Short problem –
Only the lines from the top of the records below through the line containing "rlptg_pla_err = [0.18, 0.18, 0.29, 0.19, 0.19]" should be printed, exactly and without pictures.

(Figure scripts)

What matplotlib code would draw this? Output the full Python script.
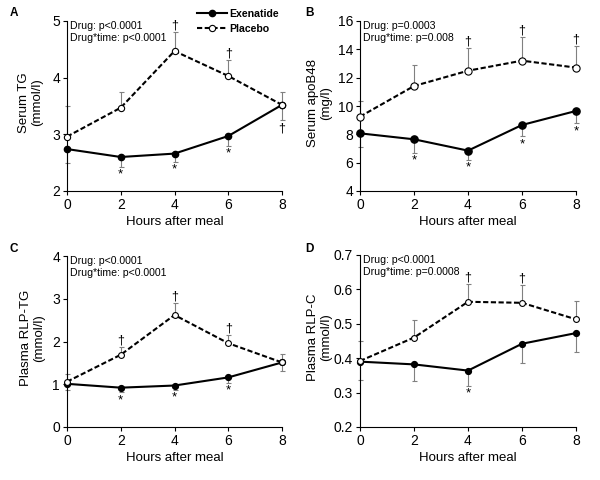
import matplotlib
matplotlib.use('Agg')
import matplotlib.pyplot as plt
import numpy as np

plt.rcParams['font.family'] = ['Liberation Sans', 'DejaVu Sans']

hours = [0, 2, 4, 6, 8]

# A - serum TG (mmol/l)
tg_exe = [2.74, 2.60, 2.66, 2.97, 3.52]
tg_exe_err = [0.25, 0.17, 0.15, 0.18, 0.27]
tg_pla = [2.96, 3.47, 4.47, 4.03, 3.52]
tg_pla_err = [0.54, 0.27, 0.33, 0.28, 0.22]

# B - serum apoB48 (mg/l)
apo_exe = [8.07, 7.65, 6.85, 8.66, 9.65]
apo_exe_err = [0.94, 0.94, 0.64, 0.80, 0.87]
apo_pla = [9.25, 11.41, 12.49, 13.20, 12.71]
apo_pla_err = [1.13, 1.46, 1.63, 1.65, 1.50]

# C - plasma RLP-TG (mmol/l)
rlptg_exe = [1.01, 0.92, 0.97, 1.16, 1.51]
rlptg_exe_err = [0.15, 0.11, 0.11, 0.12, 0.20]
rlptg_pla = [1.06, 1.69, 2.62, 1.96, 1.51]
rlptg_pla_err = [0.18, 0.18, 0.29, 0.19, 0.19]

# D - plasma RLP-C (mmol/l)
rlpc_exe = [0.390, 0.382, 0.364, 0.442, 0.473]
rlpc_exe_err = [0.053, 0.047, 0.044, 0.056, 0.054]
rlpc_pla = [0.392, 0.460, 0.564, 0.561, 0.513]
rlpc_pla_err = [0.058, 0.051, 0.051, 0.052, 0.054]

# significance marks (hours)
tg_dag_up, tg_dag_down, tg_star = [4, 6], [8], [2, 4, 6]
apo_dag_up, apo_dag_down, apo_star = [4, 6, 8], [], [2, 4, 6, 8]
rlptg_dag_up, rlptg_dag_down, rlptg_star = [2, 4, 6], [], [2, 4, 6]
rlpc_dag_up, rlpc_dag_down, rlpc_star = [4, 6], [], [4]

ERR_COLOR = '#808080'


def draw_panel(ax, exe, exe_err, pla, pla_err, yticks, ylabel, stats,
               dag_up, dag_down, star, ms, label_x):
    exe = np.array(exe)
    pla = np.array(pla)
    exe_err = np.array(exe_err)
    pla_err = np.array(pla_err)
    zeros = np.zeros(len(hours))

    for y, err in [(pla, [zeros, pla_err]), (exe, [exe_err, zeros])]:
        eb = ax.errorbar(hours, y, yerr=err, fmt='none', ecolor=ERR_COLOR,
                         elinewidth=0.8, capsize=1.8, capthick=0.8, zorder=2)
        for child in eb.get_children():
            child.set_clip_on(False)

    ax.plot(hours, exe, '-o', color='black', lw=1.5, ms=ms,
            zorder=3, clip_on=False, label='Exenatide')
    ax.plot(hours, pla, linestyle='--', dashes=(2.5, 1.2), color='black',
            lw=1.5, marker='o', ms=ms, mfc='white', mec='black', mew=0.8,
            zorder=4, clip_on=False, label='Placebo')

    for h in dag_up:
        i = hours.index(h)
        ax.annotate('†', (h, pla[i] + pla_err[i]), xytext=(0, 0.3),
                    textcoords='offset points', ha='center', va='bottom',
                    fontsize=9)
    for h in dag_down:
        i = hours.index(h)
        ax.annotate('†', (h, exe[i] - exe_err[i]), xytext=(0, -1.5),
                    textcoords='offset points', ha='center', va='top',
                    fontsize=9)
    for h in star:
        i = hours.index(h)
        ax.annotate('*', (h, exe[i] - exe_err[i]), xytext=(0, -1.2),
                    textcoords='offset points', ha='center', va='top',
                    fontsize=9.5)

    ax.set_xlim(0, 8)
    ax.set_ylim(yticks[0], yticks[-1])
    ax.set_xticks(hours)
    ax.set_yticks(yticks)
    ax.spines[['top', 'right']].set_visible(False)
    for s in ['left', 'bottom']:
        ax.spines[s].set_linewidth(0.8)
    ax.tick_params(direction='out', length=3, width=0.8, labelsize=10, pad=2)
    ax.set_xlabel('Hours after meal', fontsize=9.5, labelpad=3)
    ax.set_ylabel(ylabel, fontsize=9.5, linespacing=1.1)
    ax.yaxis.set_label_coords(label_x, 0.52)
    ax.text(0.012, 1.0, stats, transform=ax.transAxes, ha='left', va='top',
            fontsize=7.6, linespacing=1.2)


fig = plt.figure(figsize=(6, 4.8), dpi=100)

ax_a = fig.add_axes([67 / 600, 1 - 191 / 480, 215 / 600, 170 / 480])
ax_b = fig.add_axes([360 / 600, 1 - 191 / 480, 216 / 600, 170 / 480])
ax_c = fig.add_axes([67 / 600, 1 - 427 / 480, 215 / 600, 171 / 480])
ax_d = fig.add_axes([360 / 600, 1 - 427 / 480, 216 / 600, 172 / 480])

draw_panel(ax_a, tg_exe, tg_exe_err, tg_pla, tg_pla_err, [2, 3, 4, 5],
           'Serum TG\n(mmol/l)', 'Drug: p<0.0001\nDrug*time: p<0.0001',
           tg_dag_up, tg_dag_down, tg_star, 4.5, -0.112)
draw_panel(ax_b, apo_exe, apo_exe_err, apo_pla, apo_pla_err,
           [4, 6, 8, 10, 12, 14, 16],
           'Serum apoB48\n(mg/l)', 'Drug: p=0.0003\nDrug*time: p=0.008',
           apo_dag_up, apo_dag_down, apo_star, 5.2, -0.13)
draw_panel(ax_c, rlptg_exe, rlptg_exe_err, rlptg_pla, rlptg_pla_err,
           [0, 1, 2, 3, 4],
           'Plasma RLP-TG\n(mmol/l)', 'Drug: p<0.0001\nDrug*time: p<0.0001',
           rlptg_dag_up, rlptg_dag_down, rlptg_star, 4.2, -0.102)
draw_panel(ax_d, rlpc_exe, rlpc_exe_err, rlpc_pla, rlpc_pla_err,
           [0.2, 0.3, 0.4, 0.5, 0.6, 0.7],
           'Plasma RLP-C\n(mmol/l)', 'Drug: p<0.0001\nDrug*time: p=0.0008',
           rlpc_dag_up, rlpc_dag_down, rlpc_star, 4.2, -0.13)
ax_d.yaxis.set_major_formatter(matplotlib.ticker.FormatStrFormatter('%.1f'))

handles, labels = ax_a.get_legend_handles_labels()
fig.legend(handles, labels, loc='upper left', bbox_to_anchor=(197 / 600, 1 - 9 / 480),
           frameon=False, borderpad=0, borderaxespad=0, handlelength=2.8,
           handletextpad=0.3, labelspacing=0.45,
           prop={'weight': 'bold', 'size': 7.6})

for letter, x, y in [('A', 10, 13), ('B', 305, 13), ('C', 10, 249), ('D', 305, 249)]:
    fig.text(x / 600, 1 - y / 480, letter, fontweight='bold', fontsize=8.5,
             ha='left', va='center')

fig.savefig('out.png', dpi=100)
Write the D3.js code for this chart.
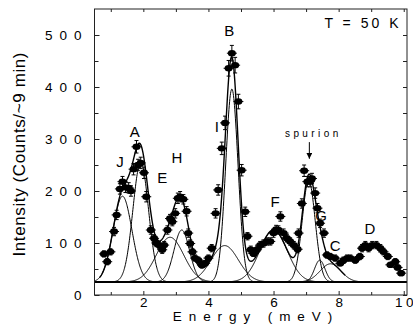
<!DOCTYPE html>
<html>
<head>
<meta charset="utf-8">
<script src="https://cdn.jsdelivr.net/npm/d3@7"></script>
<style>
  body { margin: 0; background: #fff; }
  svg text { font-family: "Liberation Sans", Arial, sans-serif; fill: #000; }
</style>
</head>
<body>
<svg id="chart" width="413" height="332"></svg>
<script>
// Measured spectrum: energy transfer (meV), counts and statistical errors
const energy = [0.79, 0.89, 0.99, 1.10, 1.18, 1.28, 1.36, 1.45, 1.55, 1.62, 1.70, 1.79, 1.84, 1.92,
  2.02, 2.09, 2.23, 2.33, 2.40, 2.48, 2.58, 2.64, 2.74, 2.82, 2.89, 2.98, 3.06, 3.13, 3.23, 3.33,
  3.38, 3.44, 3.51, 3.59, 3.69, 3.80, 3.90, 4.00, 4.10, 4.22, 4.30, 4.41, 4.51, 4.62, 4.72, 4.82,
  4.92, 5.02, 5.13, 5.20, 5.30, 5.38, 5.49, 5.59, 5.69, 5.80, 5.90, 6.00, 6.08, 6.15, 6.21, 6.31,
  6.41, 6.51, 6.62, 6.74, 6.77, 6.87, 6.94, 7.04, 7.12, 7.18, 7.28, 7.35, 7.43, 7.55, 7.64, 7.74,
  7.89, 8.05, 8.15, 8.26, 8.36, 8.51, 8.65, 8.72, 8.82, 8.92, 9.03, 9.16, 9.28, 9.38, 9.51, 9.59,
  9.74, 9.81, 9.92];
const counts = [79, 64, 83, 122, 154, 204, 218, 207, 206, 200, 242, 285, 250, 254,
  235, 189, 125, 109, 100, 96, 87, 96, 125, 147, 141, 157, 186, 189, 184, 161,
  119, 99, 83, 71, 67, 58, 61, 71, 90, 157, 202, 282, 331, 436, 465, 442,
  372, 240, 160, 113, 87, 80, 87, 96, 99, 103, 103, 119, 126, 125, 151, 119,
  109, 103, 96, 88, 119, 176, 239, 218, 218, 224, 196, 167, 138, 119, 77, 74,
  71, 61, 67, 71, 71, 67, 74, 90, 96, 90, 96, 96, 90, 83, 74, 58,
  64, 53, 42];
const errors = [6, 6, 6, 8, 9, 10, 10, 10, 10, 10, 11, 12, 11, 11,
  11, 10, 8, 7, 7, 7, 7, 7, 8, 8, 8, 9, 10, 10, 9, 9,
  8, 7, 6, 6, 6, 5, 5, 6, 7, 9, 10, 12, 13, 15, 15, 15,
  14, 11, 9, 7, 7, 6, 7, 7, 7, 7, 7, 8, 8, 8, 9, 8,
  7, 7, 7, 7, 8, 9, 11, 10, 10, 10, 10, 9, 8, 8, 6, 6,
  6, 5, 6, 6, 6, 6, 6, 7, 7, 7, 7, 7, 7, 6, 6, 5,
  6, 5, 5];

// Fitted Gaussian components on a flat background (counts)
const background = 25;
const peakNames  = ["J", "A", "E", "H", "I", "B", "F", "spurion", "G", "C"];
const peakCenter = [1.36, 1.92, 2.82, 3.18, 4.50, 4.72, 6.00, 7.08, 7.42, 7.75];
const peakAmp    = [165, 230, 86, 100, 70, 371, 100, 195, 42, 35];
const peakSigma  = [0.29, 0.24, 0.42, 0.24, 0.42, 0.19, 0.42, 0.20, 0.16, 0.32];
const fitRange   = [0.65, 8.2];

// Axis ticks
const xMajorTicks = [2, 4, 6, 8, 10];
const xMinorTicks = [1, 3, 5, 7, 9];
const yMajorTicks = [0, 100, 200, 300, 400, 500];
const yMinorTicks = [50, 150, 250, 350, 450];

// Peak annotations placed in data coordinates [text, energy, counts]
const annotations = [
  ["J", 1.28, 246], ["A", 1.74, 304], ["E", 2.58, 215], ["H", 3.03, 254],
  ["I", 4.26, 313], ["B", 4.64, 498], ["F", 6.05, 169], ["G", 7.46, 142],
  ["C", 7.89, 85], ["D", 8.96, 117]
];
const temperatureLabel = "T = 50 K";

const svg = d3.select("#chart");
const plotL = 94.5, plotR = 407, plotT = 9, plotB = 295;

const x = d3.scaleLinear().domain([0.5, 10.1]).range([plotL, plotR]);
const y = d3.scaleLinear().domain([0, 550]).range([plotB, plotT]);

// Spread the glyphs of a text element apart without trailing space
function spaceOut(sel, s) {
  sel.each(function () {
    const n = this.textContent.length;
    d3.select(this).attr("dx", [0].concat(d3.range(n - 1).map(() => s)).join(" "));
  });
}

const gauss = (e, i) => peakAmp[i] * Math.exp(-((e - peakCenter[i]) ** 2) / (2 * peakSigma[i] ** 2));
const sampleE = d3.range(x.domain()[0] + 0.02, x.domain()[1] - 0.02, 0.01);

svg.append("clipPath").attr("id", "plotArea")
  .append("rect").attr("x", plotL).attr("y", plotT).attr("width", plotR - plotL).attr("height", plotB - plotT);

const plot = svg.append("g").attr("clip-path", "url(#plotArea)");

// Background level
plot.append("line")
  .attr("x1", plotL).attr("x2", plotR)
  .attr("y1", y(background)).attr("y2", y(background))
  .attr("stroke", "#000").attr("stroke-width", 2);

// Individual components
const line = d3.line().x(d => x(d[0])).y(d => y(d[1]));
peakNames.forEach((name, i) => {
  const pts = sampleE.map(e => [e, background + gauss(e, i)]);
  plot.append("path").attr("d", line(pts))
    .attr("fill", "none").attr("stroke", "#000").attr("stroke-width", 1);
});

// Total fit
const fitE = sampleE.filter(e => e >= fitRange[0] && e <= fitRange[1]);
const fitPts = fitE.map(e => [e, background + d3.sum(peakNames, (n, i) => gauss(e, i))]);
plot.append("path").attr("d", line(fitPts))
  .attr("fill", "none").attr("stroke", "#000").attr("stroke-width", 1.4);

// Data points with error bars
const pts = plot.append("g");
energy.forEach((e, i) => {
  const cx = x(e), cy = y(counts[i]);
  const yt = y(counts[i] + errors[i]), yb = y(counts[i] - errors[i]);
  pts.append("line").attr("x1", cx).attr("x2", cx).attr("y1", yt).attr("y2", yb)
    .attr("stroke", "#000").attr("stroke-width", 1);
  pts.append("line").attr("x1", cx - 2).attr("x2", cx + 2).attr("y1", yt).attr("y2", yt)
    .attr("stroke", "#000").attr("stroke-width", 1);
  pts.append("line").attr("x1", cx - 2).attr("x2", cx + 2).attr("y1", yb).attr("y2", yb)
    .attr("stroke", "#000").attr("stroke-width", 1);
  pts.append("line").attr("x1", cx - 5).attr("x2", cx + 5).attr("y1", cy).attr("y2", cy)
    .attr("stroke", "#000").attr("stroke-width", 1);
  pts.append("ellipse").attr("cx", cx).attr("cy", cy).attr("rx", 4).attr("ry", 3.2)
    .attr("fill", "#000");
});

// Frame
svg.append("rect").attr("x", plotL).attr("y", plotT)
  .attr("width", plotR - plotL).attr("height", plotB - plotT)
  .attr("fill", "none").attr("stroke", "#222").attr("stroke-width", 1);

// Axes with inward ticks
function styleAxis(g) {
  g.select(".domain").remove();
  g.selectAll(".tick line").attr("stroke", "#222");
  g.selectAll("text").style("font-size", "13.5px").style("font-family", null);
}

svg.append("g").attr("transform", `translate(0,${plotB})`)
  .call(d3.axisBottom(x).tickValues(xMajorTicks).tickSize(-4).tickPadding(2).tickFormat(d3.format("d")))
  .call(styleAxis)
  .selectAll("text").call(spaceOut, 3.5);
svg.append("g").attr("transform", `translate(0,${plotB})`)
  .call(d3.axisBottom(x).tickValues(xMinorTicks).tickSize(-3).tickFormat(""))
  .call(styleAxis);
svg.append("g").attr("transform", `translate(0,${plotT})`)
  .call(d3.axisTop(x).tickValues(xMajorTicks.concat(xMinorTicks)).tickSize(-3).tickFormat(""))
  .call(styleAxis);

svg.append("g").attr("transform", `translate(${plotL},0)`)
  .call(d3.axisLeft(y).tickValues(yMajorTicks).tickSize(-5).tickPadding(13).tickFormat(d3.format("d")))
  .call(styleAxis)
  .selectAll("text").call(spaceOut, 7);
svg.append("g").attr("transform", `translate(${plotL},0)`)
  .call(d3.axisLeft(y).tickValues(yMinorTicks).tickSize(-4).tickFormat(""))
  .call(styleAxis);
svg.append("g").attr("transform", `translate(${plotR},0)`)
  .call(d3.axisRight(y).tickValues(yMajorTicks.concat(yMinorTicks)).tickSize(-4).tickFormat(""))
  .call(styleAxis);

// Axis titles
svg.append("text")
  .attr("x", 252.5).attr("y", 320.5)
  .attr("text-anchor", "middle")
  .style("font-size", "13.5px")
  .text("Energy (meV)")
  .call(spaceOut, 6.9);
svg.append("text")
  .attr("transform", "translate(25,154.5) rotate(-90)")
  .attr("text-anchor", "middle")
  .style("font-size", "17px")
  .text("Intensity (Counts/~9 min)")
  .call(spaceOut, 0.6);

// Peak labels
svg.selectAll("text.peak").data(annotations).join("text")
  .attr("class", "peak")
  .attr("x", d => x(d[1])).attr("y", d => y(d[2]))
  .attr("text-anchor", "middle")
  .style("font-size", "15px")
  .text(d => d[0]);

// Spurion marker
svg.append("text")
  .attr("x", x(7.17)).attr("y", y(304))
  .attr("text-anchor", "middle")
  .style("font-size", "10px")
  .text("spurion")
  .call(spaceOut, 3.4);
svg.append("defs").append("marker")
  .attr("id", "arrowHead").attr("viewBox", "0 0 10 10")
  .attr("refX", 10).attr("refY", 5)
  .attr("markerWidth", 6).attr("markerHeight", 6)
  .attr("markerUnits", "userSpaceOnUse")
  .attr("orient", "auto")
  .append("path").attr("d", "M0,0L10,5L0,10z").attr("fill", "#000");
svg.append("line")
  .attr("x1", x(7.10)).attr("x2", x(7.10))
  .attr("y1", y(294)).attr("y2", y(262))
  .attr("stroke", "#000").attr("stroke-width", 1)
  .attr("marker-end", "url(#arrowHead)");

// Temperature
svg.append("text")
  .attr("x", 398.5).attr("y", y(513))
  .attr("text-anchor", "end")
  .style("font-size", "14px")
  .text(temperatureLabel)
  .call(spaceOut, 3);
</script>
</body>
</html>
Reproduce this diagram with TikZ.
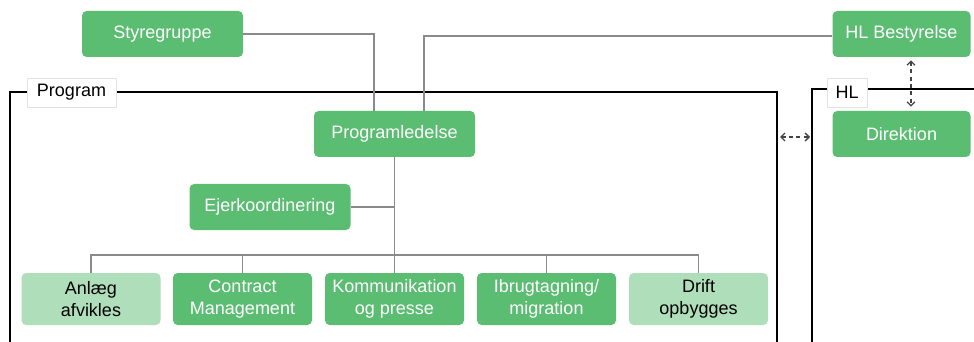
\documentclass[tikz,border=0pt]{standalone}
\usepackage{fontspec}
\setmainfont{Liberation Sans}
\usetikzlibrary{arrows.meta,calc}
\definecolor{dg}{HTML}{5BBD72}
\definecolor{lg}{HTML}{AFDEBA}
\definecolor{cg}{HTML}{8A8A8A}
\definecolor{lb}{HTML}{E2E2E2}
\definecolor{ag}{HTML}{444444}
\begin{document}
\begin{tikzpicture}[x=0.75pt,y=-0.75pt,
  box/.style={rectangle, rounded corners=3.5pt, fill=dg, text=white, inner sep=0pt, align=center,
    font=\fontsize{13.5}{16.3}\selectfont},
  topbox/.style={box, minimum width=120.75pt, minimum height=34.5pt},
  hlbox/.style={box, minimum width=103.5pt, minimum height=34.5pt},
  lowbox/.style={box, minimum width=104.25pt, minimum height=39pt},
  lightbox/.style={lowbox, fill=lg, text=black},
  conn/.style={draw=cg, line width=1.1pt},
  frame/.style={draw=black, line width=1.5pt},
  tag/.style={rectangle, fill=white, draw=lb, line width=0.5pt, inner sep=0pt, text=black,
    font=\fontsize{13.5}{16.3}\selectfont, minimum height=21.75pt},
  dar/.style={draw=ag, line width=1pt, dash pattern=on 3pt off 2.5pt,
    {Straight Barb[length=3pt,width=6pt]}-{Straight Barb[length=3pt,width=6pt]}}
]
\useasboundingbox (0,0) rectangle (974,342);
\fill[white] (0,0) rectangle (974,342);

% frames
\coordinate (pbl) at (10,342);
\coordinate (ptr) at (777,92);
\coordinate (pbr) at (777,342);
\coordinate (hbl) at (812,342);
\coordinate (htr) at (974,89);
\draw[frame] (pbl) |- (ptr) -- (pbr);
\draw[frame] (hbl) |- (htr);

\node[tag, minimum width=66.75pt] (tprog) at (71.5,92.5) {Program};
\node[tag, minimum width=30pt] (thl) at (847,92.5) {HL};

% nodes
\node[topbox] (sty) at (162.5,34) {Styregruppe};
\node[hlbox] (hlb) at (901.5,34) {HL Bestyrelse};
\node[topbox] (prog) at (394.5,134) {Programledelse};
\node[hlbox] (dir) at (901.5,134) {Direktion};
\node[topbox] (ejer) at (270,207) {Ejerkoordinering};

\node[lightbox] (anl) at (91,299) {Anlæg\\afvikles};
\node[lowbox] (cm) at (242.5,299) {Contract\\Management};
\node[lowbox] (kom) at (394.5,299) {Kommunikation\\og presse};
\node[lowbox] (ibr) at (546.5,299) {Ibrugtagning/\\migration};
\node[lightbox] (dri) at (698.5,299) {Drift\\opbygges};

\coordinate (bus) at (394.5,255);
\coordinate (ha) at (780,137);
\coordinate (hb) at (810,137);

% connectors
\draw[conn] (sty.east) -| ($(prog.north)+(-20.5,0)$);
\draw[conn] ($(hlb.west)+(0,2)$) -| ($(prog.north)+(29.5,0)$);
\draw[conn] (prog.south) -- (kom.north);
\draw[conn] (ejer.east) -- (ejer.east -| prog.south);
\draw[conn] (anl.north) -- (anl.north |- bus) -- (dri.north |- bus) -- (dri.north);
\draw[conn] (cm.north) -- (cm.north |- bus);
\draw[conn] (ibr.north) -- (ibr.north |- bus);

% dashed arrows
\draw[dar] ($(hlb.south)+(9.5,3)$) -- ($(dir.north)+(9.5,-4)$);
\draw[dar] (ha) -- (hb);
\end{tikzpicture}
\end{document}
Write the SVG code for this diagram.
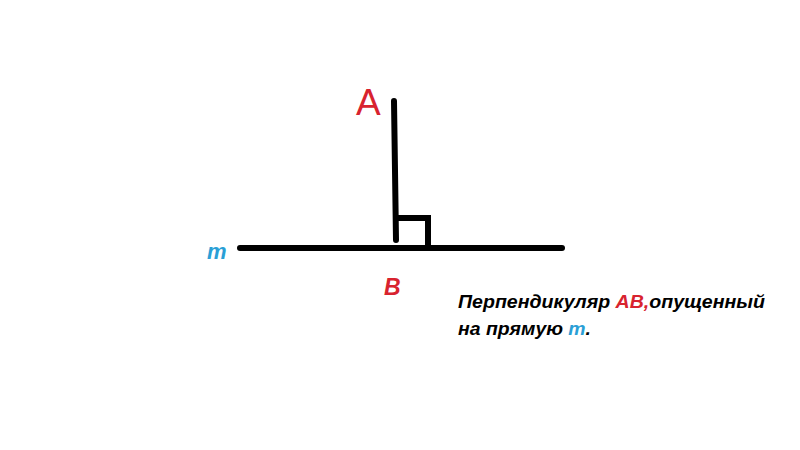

Task result –
What matplotlib code would draw this? Output the full Python script.
import matplotlib
matplotlib.use('Agg')
import matplotlib.pyplot as plt
import numpy as np

plt.rcParams['font.family'] = ['Liberation Sans', 'DejaVu Sans']

hours = [0, 2, 4, 6, 8]

# A - serum TG (mmol/l)
tg_exe = [2.74, 2.60, 2.66, 2.97, 3.52]
tg_exe_err = [0.25, 0.17, 0.15, 0.18, 0.27]
tg_pla = [2.96, 3.47, 4.47, 4.03, 3.52]
tg_pla_err = [0.54, 0.27, 0.33, 0.28, 0.22]

# B - serum apoB48 (mg/l)
apo_exe = [8.07, 7.65, 6.85, 8.66, 9.65]
apo_exe_err = [0.94, 0.94, 0.64, 0.80, 0.87]
apo_pla = [9.25, 11.41, 12.49, 13.20, 12.71]
apo_pla_err = [1.13, 1.46, 1.63, 1.65, 1.50]

# C - plasma RLP-TG (mmol/l)
rlptg_exe = [1.01, 0.92, 0.97, 1.16, 1.51]
rlptg_exe_err = [0.15, 0.11, 0.11, 0.12, 0.20]
rlptg_pla = [1.06, 1.69, 2.62, 1.96, 1.51]
rlptg_pla_err = [0.18, 0.18, 0.29, 0.19, 0.19]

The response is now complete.